What needs to be done: Starting at the first line of the listing below, repeat each line up to and including the one containing "fig.patch.set_facecolor('white')". Leave out pictures.

Entries provided:
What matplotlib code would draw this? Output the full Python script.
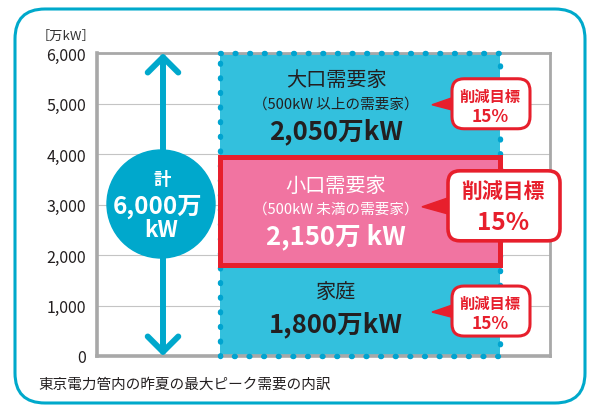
import matplotlib
matplotlib.use('Agg')
import matplotlib.pyplot as plt
from matplotlib.patches import FancyBboxPatch, Circle, Polygon
from matplotlib.ticker import FixedLocator, FuncFormatter

plt.rcParams['font.family'] = ['Noto Sans CJK JP', 'DejaVu Sans']

# ---------------- data ----------------
segments = ['家庭', '小口需要家', '大口需要家']
subtitles = ['', '（500kW 未満の需要家）', '（500kW 以上の需要家）']
values = [1800, 2150, 2050]
value_labels = ['1,800万kW', '2,150万 kW', '2,050万kW']
targets = ['15%', '15%', '15%']
target_title = '削減目標'
total_lines = ['計', '6,000万', 'kW']
yticks = [0, 1000, 2000, 3000, 4000, 5000, 6000]
unit_label = '［万kW］'
caption = '東京電力管内の昨夏の最大ピーク需要の内訳'

# ---------------- style ----------------
BLUE = '#33C0DD'
DARKBLUE = '#00A8CC'
DOT = '#00A4D0'
PINK = '#F174A1'
RED = '#E71F2C'
GRAY = '#A8A8A8'
GRID = '#C4C4C4'
TXT = '#231F20'

W, H = 593, 406
fig = plt.figure(figsize=(W / 100, H / 100), dpi=100)
fig.patch.set_facecolor('white')

L, R, T, B = 97, 550, 54, 357
ax = fig.add_axes([L / W, 1 - B / H, (R - L) / W, (B - T) / H])
ax.set_xlim(0, R - L)
ax.set_ylim(0, 6000)
ax.set_facecolor('white')

total = sum(values)
bottoms = [sum(values[:i]) for i in range(len(values))]
bar_x, bar_w = 123, 280

# stacked segments
for i, (v, b) in enumerate(zip(values, bottoms)):
    if i == 1:
        ax.bar(bar_x, v, bar_w, bottom=b, align='edge', color=PINK,
               edgecolor=RED, linewidth=3.6, zorder=3.2, clip_on=False)
    else:
        ax.bar(bar_x, v, bar_w, bottom=b, align='edge', color=BLUE,
               linewidth=0, zorder=2)
# dotted outline of total
outline = ax.bar(bar_x, total, bar_w, bottom=0, align='edge', fill=False,
                 linewidth=0, zorder=2)[0]
ox0, oy0 = outline.get_x(), outline.get_y()
ox1, oy1 = ox0 + outline.get_width(), oy0 + outline.get_height()
ax.plot([ox0, ox1, ox1, ox0, ox0], [oy1, oy1, oy0, oy0, oy1],
        color=DOT, lw=3.9, linestyle=(0, (0.15, 2.55)),
        dash_capstyle='round', zorder=3, clip_on=False)

# grid & spines
ax.yaxis.set_major_locator(FixedLocator(yticks))
ax.yaxis.set_major_formatter(FuncFormatter(lambda v, p: f'{int(v):,}'))
ax.set_xticks([])
ax.tick_params(axis='y', length=0, pad=8, labelsize=11.5, labelcolor=TXT)
for yv in yticks[1:-1]:
    ax.axhline(yv, color=GRID, lw=0.8, zorder=1)
for side in ['left', 'bottom']:
    ax.spines[side].set_color(GRAY)
    ax.spines[side].set_linewidth(2.6)
for side in ['top', 'right']:
    ax.spines[side].set_color(GRAY)
    ax.spines[side].set_linewidth(2.0)

# total arrow
arrow_x = 66
ax.annotate('', xy=(arrow_x, total), xytext=(arrow_x, 0),
            arrowprops=dict(arrowstyle='<->,head_length=0.55,head_width=0.55',
                            mutation_scale=20, lw=4.3, color=DARKBLUE,
                            shrinkA=0, shrinkB=0, capstyle='round',
                            joinstyle='round'),
            annotation_clip=False, zorder=4)

# segment labels
text_x = 239
label_specs = [
    # (title offset, sub offset, value offset) in points
    (14.0, None, -9.7),
    (18.6, 1.3, -18.1),
    (17.9, 0.6, -18.9),
]
for i in range(len(values)):
    mid = bottoms[i] + values[i] / 2
    col = 'white' if i == 1 else TXT
    t_off, s_off, v_off = label_specs[i]
    ax.annotate(segments[i], (text_x, mid), xytext=(0, t_off),
                textcoords='offset points', ha='center', va='center',
                fontsize=14.5, color=col, zorder=5)
    if subtitles[i]:
        ax.annotate(subtitles[i], (text_x, mid), xytext=(0, s_off),
                    textcoords='offset points', ha='center', va='center',
                    fontsize=10.5, color=col, zorder=5)
    ax.annotate(value_labels[i], (text_x, mid), xytext=(0, v_off),
                textcoords='offset points', ha='center', va='center',
                fontsize=18.5, fontweight='bold', color=col, zorder=5)

# ---------------- overlay (pixel coords) ----------------
ov = fig.add_axes([0, 0, 1, 1], zorder=10)
ov.set_xlim(0, W)
ov.set_ylim(H, 0)
ov.axis('off')
ov.patch.set_alpha(0)

# outer frame
ov.add_patch(FancyBboxPatch((15, 10), 570, 394,
                            boxstyle='round,pad=0,rounding_size=30',
                            fill=False, edgecolor='#00A9CB', lw=2.2,
                            clip_on=False))

# circle with total
cx, cy, cr = 161, 205, 54
ov.add_patch(Circle((cx, cy), cr, color=DARKBLUE, zorder=3))
ov.text(cx + 1, 180, total_lines[0], ha='center', va='center', fontsize=12.5,
        fontweight='bold', color='white', zorder=4)
ov.text(cx - 4, 207, total_lines[1], ha='center', va='center', fontsize=17.5,
        fontweight='bold', color='white', zorder=4)
ov.text(cx, 231, total_lines[2], ha='center', va='center', fontsize=16,
        fontweight='bold', color='white', zorder=4)

# callouts
def seg_mid_px(i):
    mid = bottoms[i] + values[i] / 2
    disp = ax.transData.transform((0, mid))
    return H - disp[1]

callout_specs = [
    # left, width, height, center offset, tip x, half base, title fs, pct fs, lw, title dy, pct dy
    (452, 78, 50, 0.5, 432, 7, 11, 12.5, 2.2, -8, 12),
    (448, 112, 70, -5, 422, 9, 15, 17.5, 2.6, -15, 16),
    (452, 78, 50, -1, 432, 7, 11, 12.5, 2.2, -8, 12),
]
for i, spec in enumerate(callout_specs):
    left, w, h, coff, tipx, hb, tfs, pfs, lw, tdy, pdy = spec
    yc = seg_mid_px(i) + coff
    ov.add_patch(Polygon([(tipx, yc + 1), (left + 3, yc - hb), (left + 3, yc + hb)],
                         closed=True, color=RED, zorder=5))
    ov.add_patch(FancyBboxPatch((left, yc - h / 2), w, h,
                                boxstyle='round,pad=0,rounding_size=12',
                                facecolor='white', edgecolor=RED, lw=lw,
                                zorder=6))
    xc = left + w / 2 - 1
    ov.text(xc, yc + tdy, target_title, ha='center', va='center',
            fontsize=tfs, fontweight='bold', color=RED, zorder=7)
    ov.text(xc, yc + pdy, targets[i], ha='center', va='center',
            fontsize=pfs, fontweight='bold', color=RED, zorder=7)

# unit label and caption
ov.text(66, 36, unit_label, ha='center', va='center', fontsize=9.5, color='#333333')
ov.text(38, 385, caption, ha='left', va='center', fontsize=10.5, color=TXT)

fig.savefig('out.png', dpi=100)
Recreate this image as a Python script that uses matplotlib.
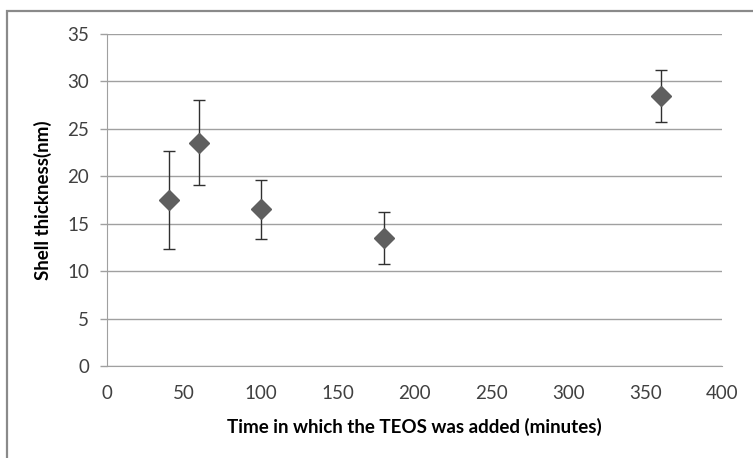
import matplotlib.pyplot as plt
from matplotlib.patches import Rectangle

# data
time_min = [40, 60, 100, 180, 360]
shell_nm = [17.5, 23.5, 16.5, 13.5, 28.5]
err_low = [12.3, 19.1, 13.4, 10.8, 25.7]
err_high = [22.7, 28.0, 19.6, 16.2, 31.2]

x_ticks = [0, 50, 100, 150, 200, 250, 300, 350, 400]
y_ticks = [0, 5, 10, 15, 20, 25, 30, 35]

plt.rcParams['font.family'] = ['Lato', 'DejaVu Sans']

W, H = 753, 458
fig = plt.figure(figsize=(W / 100, H / 100), dpi=100)

# plot area in pixels: left 107, right 722, top 34, bottom 366
ax = fig.add_axes([107 / W, 1 - 366 / H, (722 - 107) / W, (366 - 34) / H])

yerr = [[s - lo for s, lo in zip(shell_nm, err_low)],
        [hi - s for s, hi in zip(shell_nm, err_high)]]

ax.errorbar(time_min, shell_nm, yerr=yerr, fmt='none', ecolor='#303030',
            elinewidth=1.0, capsize=4, capthick=1.0, zorder=3)
ax.plot(time_min, shell_nm, linestyle='none', marker='D', markersize=10,
        color='#5f5f5f', markeredgecolor='#5f5f5f', zorder=4)

ax.set_xlim(0, 400)
ax.set_ylim(0, 35)
ax.set_xticks(x_ticks)
ax.set_yticks(y_ticks)

ax.grid(axis='y', color='#a0a0a0', linewidth=1.0)
ax.set_axisbelow(True)

for s in ['top', 'right']:
    ax.spines[s].set_visible(False)
ax.spines['left'].set_color('#a0a0a0')
ax.spines['bottom'].set_color('#a0a0a0')

ax.tick_params(axis='y', length=5, width=1, color='#a0a0a0', pad=8,
               labelsize=13.5, labelcolor='#404040')
ax.tick_params(axis='x', length=0, pad=14, labelsize=13.5, labelcolor='#404040')

ax.set_xlabel('Time in which the TEOS was added (minutes)', fontsize=13.5,
              fontweight='bold', labelpad=11)
ax.set_ylabel('Shell thickness(nm)', fontsize=13.5, fontweight='bold',
              labelpad=11)

# outer chart border (cut off at right and bottom)
fig.patches.append(Rectangle((7 / W, -0.1), 1.2, 1 - 11 / H + 0.1,
                             transform=fig.transFigure, fill=False,
                             edgecolor='#8a8a8a', linewidth=1.6))

fig.savefig('out.png', dpi=100)
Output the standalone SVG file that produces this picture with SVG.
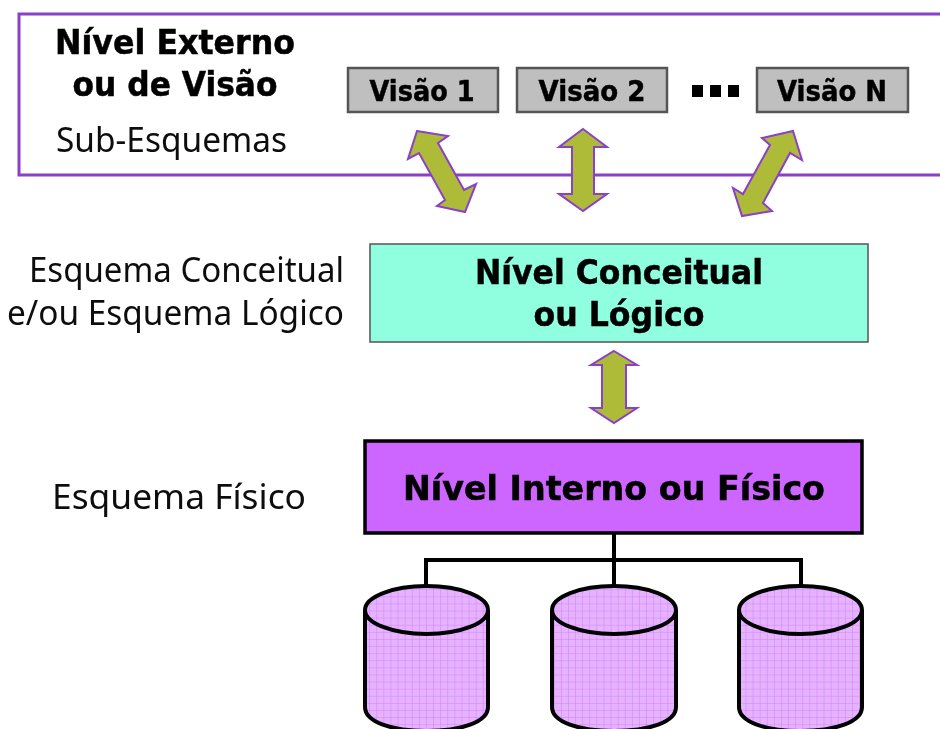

Answer to the task:
What matplotlib code would draw this? Output the full Python script.
import matplotlib
matplotlib.use('Agg')
import matplotlib.pyplot as plt
from matplotlib.patches import FancyBboxPatch, Circle, Polygon
from matplotlib.ticker import FixedLocator, FuncFormatter

plt.rcParams['font.family'] = ['Noto Sans CJK JP', 'DejaVu Sans']

# ---------------- data ----------------
segments = ['家庭', '小口需要家', '大口需要家']
subtitles = ['', '（500kW 未満の需要家）', '（500kW 以上の需要家）']
values = [1800, 2150, 2050]
value_labels = ['1,800万kW', '2,150万 kW', '2,050万kW']
targets = ['15%', '15%', '15%']
target_title = '削減目標'
total_lines = ['計', '6,000万', 'kW']
yticks = [0, 1000, 2000, 3000, 4000, 5000, 6000]
unit_label = '［万kW］'
caption = '東京電力管内の昨夏の最大ピーク需要の内訳'

# ---------------- style ----------------
BLUE = '#33C0DD'
DARKBLUE = '#00A8CC'
DOT = '#00A4D0'
PINK = '#F174A1'
RED = '#E71F2C'
GRAY = '#A8A8A8'
GRID = '#C4C4C4'
TXT = '#231F20'

W, H = 593, 406
fig = plt.figure(figsize=(W / 100, H / 100), dpi=100)
fig.patch.set_facecolor('white')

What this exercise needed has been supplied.